Published: Feb 24, 2020
At the beginning of a recent corporate recruiter workshop a hiring manager I had worked with previously at LinkedIn, asked if he could tell a Performance-based Hiring interviewing story.
Without prompting, he went on to describe a person he had interviewed six months earlier who seemed like a perfect candidate – great progression with strong companies in senior-level marketing roles; highly motivated to work at this company; affable and outgoing; smart, insightful and results-oriented.
However, after a one-hour Performance-based Interview he recommended to the VP that she shouldn’t be hired to handle the open role which required strong project management skills to ensure their aggressive product launch schedules were met.
His no vote came despite the fact that she possessed all of the generic competencies, skills and experiences listed on the job description. He concluded that the examples she used to validate the competencies exhibited a pattern that emphasized her real intrinsic motivators focusing on the creative side of marketing, not the organizational and management requirements needed for the open role.
She was hired anyway and left 60 days later complaining she was misled and that the job wasn’t what she thought it was. Since this hiring manager understood the principles of Performance-based Hiring I asked him to give the recruiters some guidance as they began their learning journey. Here’s what he advised:
- Clarify job expectations as a series of performance objectives during the intake meeting with the hiring manager rather than using a generic list of skills, experiences and competencies. Then make sure everyone on the interviewing team understands them before they begin interviewing candidates.
- Wait at least 30 minutes after the interview starts before making any yes/no hiring decision. Use the interview to collect the evidence needed to make the decision in comparison to real job needs, don’t make the decision during the interview. If you make the decision too soon, you’ll look for evidence to support your initial first impression assessment.
This story reveals the fatal flaw with competency models – they’re too vague to make important hiring decisions. The result is too many false positives like the one described above about a person who possessed all of the skills and competencies described in the job description but found the actual work demotivating. Without context about the actual work, the pace and culture of the organization and the hiring manager’s leadership style, competency-based interviews will give misleading results.

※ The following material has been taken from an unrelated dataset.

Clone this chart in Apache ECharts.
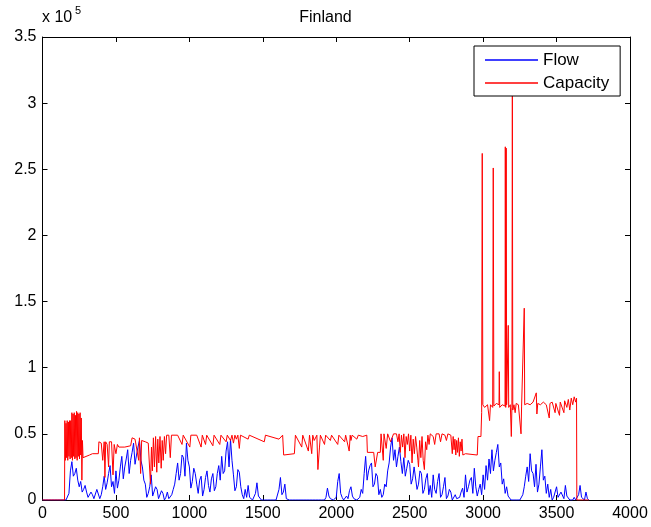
<!DOCTYPE html>
<html>
<head>
<meta charset="utf-8">
<script src="https://cdn.jsdelivr.net/npm/echarts@6/dist/echarts.min.js"></script>
<style>
  html, body { margin: 0; padding: 0; background: #fff; }
  #chart { width: 651px; height: 527px; }
</style>
</head>
<body>
<div id="chart"></div>
<script>
// values in units of 1e5
const xTicks = [0, 500, 1000, 1500, 2000, 2500, 3000, 3500, 4000]
const yTicks = [0, 0.5, 1, 1.5, 2, 2.5, 3, 3.5]

// flow, one value every 10 time steps starting at 0 (20 values per row)
const flowStep = 10
const flow = [
  0, 0, 0, 0, 0, 0, 0, 0, 0, 0, 0, 0, 0, 0, 0, 0, 0, 0, 0.05, 0.22,
  0.29, 0.18, 0.2, 0.24, 0.15, 0.1, 0.14, 0.06, 0.08, 0.11, 0.06, 0.02, 0.03, 0.06, 0.04, 0.01, 0.02, 0.08, 0.07, 0.01,
  0.04, 0.1, 0.18, 0.08, 0.13, 0.2, 0.26, 0.1, 0.14, 0.05, 0.22, 0.09, 0.15, 0.25, 0.33, 0.16, 0.25, 0.31, 0.38, 0.2,
  0.3, 0.36, 0.43, 0.27, 0.34, 0.4, 0.45, 0.3, 0.25, 0.15, 0.12, 0.02, 0.05, 0.1, 0.19, 0.03, 0.04, 0.1, 0.08, 0.01,
  0.02, 0.07, 0.05, 0, 0.02, 0.06, 0.01, 0.02, 0.04, 0.08, 0.12, 0.2, 0.28, 0.15, 0.2, 0.34, 0.32, 0.18, 0.43, 0.3,
  0.25, 0.09, 0.14, 0.24, 0.2, 0.12, 0.05, 0.15, 0.18, 0.03, 0.08, 0.17, 0.22, 0.11, 0.06, 0.16, 0.2, 0.07, 0.1, 0.2,
  0.26, 0.15, 0.33, 0.2, 0.22, 0.37, 0.44, 0.25, 0.46, 0.3, 0.19, 0.07, 0.1, 0.23, 0.21, 0.1, 0.04, 0.01, 0.08, 0.02,
  0.11, 0.02, 0.03, 0, 0.01, 0.05, 0.13, 0.03, 0.02, 0, 0.01, 0, 0, 0, 0, 0, 0, 0, 0, 0,
  0.01, 0.08, 0.17, 0.04, 0.06, 0.12, 0.01, 0, 0, 0, 0, 0, 0, 0, 0, 0, 0, 0, 0, 0,
  0, 0, 0, 0, 0, 0, 0, 0, 0, 0, 0, 0, 0, 0.02, 0.09, 0.03, 0.01, 0, 0, 0,
  0.02, 0.14, 0.2, 0.05, 0.02, 0, 0, 0.03, 0.01, 0.07, 0.1, 0.03, 0.01, 0, 0, 0.01, 0.02, 0.08, 0.05, 0.2,
  0.33, 0.15, 0.22, 0.26, 0.28, 0.1, 0.12, 0.2, 0.18, 0.04, 0.08, 0.02, 0.04, 0.12, 0.1, 0.22, 0.28, 0.4, 0.47, 0.3,
  0.38, 0.25, 0.33, 0.4, 0.29, 0.2, 0.32, 0.18, 0.24, 0.3, 0.27, 0.12, 0.16, 0.25, 0.24, 0.08, 0.12, 0.22, 0.2, 0.05,
  0.08, 0.16, 0.2, 0.04, 0.11, 0.02, 0.19, 0.08, 0.05, 0.14, 0.2, 0.02, 0.04, 0.1, 0.17, 0.01, 0.03, 0.08, 0.06, 0,
  0.01, 0.04, 0.01, 0, 0.02, 0.06, 0.09, 0.02, 0.19, 0.06, 0.1, 0.15, 0.17, 0.05, 0.24, 0.1, 0.03, 0.08, 0.12, 0.04,
  0.19, 0.08, 0.26, 0.15, 0.31, 0.2, 0.38, 0.22, 0.3, 0.36, 0.42, 0.25, 0.28, 0.12, 0.16, 0.05, 0.1, 0.03, 0.02, 0,
  0, 0, 0, 0, 0, 0, 0.01, 0.04, 0.1, 0.18, 0.25, 0.14, 0.35, 0.22, 0.2, 0.1, 0.27, 0.06, 0.12, 0.25,
  0.38, 0.15, 0.18, 0.05, 0.12, 0.02, 0.08, 0, 0.02, 0.01, 0.1, 0.02, 0.01, 0.06, 0.05, 0.01, 0.11, 0.03, 0.02, 0,
  0.01, 0, 0.02, 0, 0, 0.04, 0.11, 0.02, 0.03, 0, 0.06, 0.01, 0
]

// capacity as [time, value] points
const capacity = [
  [0, 0], [150, 0], [152, 0.6], [156, 0.3], [160, 0.58], [164, 0.32], [168, 0.6], [172, 0.3],
  [176, 0.59], [180, 0.33], [184, 0.6], [188, 0.31], [192, 0.6], [196, 0.32], [200, 0.66],
  [204, 0.3], [208, 0.65], [212, 0.33], [216, 0.66], [220, 0.31], [224, 0.64], [228, 0.32],
  [232, 0.67], [236, 0.3], [240, 0.66], [244, 0.33], [248, 0.65], [252, 0.31], [256, 0.66],
  [260, 0.34], [264, 0.62], [268, 0.15], [272, 0.45], [276, 0.32], [280, 0.33], [320, 0.34],
  [340, 0.35], [380, 0.35], [384, 0.44], [400, 0.43], [410, 0.3], [420, 0.44], [425, 0.17],
  [430, 0.44], [440, 0.42], [450, 0.25], [455, 0.44], [470, 0.44], [480, 0.19], [488, 0.42],
  [500, 0.35], [510, 0.42], [520, 0.4], [560, 0.4], [600, 0.41], [610, 0.47], [630, 0.46],
  [640, 0.47], [655, 0.3], [660, 0.47], [668, 0.2], [675, 0.45], [700, 0.44], [720, 0.43],
  [735, 0.12], [742, 0.4], [748, 0.22], [755, 0.47], [762, 0.25], [770, 0.48], [778, 0.21],
  [785, 0.46], [792, 0.28], [800, 0.48], [808, 0.24], [815, 0.45], [822, 0.3], [830, 0.48],
  [838, 0.35], [845, 0.49], [860, 0.49], [870, 0.32], [878, 0.49], [920, 0.49], [950, 0.42],
  [958, 0.49], [1003, 0.4], [1010, 0.49], [1050, 0.49], [1080, 0.4], [1088, 0.49], [1110, 0.42],
  [1118, 0.49], [1160, 0.41], [1168, 0.49], [1207, 0.42], [1215, 0.49], [1250, 0.44],
  [1258, 0.49], [1280, 0.45], [1290, 0.49], [1300, 0.43], [1310, 0.49], [1320, 0.46],
  [1330, 0.49], [1340, 0.39], [1348, 0.49], [1400, 0.46], [1408, 0.49], [1510, 0.44],
  [1518, 0.49], [1610, 0.46], [1635, 0.49], [1642, 0.34], [1715, 0.35], [1722, 0.49],
  [1765, 0.4], [1772, 0.49], [1810, 0.37], [1818, 0.49], [1833, 0.35], [1840, 0.49],
  [1850, 0.45], [1868, 0.49], [1875, 0.23], [1880, 0.24], [1886, 0.4], [1892, 0.49],
  [1920, 0.42], [1928, 0.49], [1960, 0.45], [1968, 0.49], [2010, 0.42], [2018, 0.49],
  [2057, 0.44], [2064, 0.49], [2088, 0.37], [2095, 0.49], [2100, 0.45], [2108, 0.49],
  [2140, 0.46], [2150, 0.49], [2180, 0.48], [2208, 0.49], [2212, 0.36], [2255, 0.36],
  [2265, 0.25], [2275, 0.25], [2282, 0.36], [2300, 0.36], [2305, 0.5], [2320, 0.3],
  [2325, 0.5], [2340, 0.39], [2350, 0.5], [2370, 0.44], [2390, 0.5], [2410, 0.5],
  [2420, 0.44], [2428, 0.5], [2436, 0.36], [2444, 0.49], [2452, 0.4], [2460, 0.5],
  [2468, 0.32], [2476, 0.48], [2484, 0.42], [2492, 0.5], [2500, 0.37], [2508, 0.49],
  [2516, 0.28], [2524, 0.46], [2532, 0.35], [2540, 0.48], [2548, 0.4], [2556, 0.3],
  [2560, 0.25], [2568, 0.45], [2576, 0.32], [2584, 0.48], [2592, 0.3], [2600, 0.23],
  [2608, 0.44], [2616, 0.38], [2624, 0.49], [2632, 0.42], [2640, 0.5], [2660, 0.48],
  [2670, 0.42], [2680, 0.5], [2700, 0.5], [2710, 0.44], [2720, 0.5], [2740, 0.49],
  [2750, 0.45], [2760, 0.5], [2780, 0.49], [2790, 0.35], [2796, 0.48], [2802, 0.38],
  [2808, 0.46], [2814, 0.34], [2820, 0.45], [2826, 0.36], [2832, 0.47], [2838, 0.33],
  [2844, 0.44], [2850, 0.37], [2856, 0.46], [2862, 0.34], [2870, 0.34], [2880, 0.35],
  [2960, 0.34], [2965, 0.48], [2985, 0.48], [2990, 0.66], [2994, 2.62], [2998, 0.72],
  [3010, 0.7], [3030, 0.72], [3044, 0.6], [3050, 0.72], [3065, 0.7], [3069, 2.51],
  [3073, 0.71], [3090, 0.73], [3108, 0.72], [3110, 0.97], [3113, 0.7], [3130, 0.72],
  [3149, 0.71], [3151, 2.67], [3154, 0.7], [3157, 2.66], [3160, 0.72], [3171, 1.32],
  [3174, 0.7], [3185, 0.72], [3192, 0.48], [3196, 0.7], [3199, 3.1], [3202, 0.68],
  [3210, 0.72], [3218, 0.66], [3225, 0.73], [3240, 0.72], [3258, 0.5], [3262, 0.71],
  [3270, 0.72], [3280, 1.45], [3283, 0.72], [3300, 0.73], [3320, 0.72], [3340, 0.74],
  [3362, 0.81], [3366, 0.65], [3372, 0.73], [3390, 0.72], [3410, 0.74], [3430, 0.72],
  [3450, 0.62], [3455, 0.73], [3470, 0.74], [3490, 0.66], [3495, 0.73], [3520, 0.64],
  [3525, 0.74], [3550, 0.66], [3555, 0.75], [3570, 0.7], [3580, 0.76], [3590, 0.68],
  [3600, 0.77], [3610, 0.72], [3620, 0.78], [3630, 0.74], [3636, 0.77], [3638, 0],
  [3720, 0]
]

const font = 'Liberation Sans, Arial, Helvetica, sans-serif'
const chart = echarts.init(document.getElementById('chart'))

const boxAxis = {
  type: 'value',
  axisLine: { show: true, onZero: false, lineStyle: { color: '#000', width: 1 } },
  axisTick: { show: true, inside: true, length: 5, lineStyle: { color: '#000' } },
  splitLine: { show: false }
}

const option = {
  animation: false,
  backgroundColor: '#fff',
  title: {
    text: 'Finland',
    left: 'center',
    top: 5,
    textStyle: { fontFamily: font, fontSize: 16, fontWeight: 'normal', color: '#000' }
  },
  legend: {
    orient: 'vertical',
    left: 474,
    top: 46,
    padding: [4, 11, 3, 11],
    itemGap: 3,
    itemWidth: 53,
    itemHeight: 1.5,
    icon: 'rect',
    backgroundColor: '#fff',
    borderColor: '#000',
    borderWidth: 1,
    borderRadius: 0,
    textStyle: { fontFamily: font, fontSize: 17, color: '#000', lineHeight: 20 },
    data: ['Flow', 'Capacity']
  },
  grid: { left: 42.5, right: 21, top: 37, bottom: 27, containLabel: false },
  xAxis: [
    Object.assign({}, boxAxis, {
      position: 'bottom',
      min: xTicks[0],
      max: xTicks[xTicks.length - 1],
      interval: xTicks[1] - xTicks[0],
      axisLabel: { margin: 6, fontFamily: font, fontSize: 16, color: '#000', formatter: v => String(v) }
    }),
    Object.assign({}, boxAxis, {
      position: 'top',
      min: xTicks[0],
      max: xTicks[xTicks.length - 1],
      interval: xTicks[1] - xTicks[0],
      axisLabel: { show: false }
    })
  ],
  yAxis: [
    Object.assign({}, boxAxis, {
      position: 'left',
      min: yTicks[0],
      max: yTicks[yTicks.length - 1],
      interval: yTicks[1] - yTicks[0],
      axisLabel: { margin: 6, fontFamily: font, fontSize: 16, color: '#000', formatter: v => String(v) }
    }),
    Object.assign({}, boxAxis, {
      position: 'right',
      min: yTicks[0],
      max: yTicks[yTicks.length - 1],
      interval: yTicks[1] - yTicks[0],
      axisLabel: { show: false }
    })
  ],
  graphic: [
    {
      type: 'text',
      left: 42,
      top: 10,
      style: { text: 'x 10', fontFamily: font, fontSize: 16, fill: '#000' }
    },
    {
      type: 'text',
      left: 75,
      top: 5,
      style: { text: '5', fontFamily: font, fontSize: 11, fill: '#000' }
    }
  ],
  series: [
    {
      name: 'Flow',
      type: 'line',
      symbol: 'none',
      xAxisIndex: 0,
      yAxisIndex: 0,
      lineStyle: { color: '#0000ff', width: 1 },
      itemStyle: { color: '#0000ff' },
      data: flow.map((v, i) => [i * flowStep, v])
    },
    {
      name: 'Capacity',
      type: 'line',
      symbol: 'none',
      xAxisIndex: 0,
      yAxisIndex: 0,
      lineStyle: { color: '#ff0000', width: 1 },
      itemStyle: { color: '#ff0000' },
      data: capacity
    }
  ]
}

chart.setOption(option)
</script>
</body>
</html>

The critical problem is largely resolved by expanding on the above advice with these two additions:
First, convert generic competencies like good communication skills and results-oriented into KPOs (key performance objectives) or OKRs (objectives and key results) that describe how these competencies are actually used on the job.
For example, strong communication skills might be, “Collaborate with the marketing group to determine the product design requirements,” and results-oriented, could be, “Ensure the product is launched on time by proactively identifying and developing work-arounds for all technical challenges.”
Second, describe the actual job and situation before asking the standard behavioral interview question, “Can you tell me about a time when you used (competency)?”
Using the marketing spot described above for assessing a person’s drive for results in comparison to the actual job requirements the question would be something like:
“We’re in the process of launching a series of new products and upgrades over the next few months under very tight schedules. Can you give me an example of something you’ve accomplished that best represents your ability to successfully lead this effort?”
Getting a good answer to this type of behavioral question requires more than the standard two-minute STAR questioning pattern asking the candidate to describe the situation, the task, the action taken, and the result achieved. While a start, it’s not nearly enough. In addition, it’s important to spend more time getting the following:
- The big changes made and how they were made
- The biggest decision the person had to make
- How the person solved the biggest problem faced
- Multiple examples of where the person took the initiative and went the extra mile
- The hiring manager’s style, the pace of the organization and the company culture
- The team issues including the project team, the person’s role, how he/she got assigned the project and how the person ensured team and project success
- Ask how the person planned, prioritized and managed his/her workload
In a recent video I described the need to hire people for the first year anniversary date, not the start date. This is what I refer to as a Win-Win Hiring outcome, where the hiring manager and the new employee both agree it was a great decision one year into the job. Generic competency models without context sadly too often result in Lose-Lose Hiring outcomes.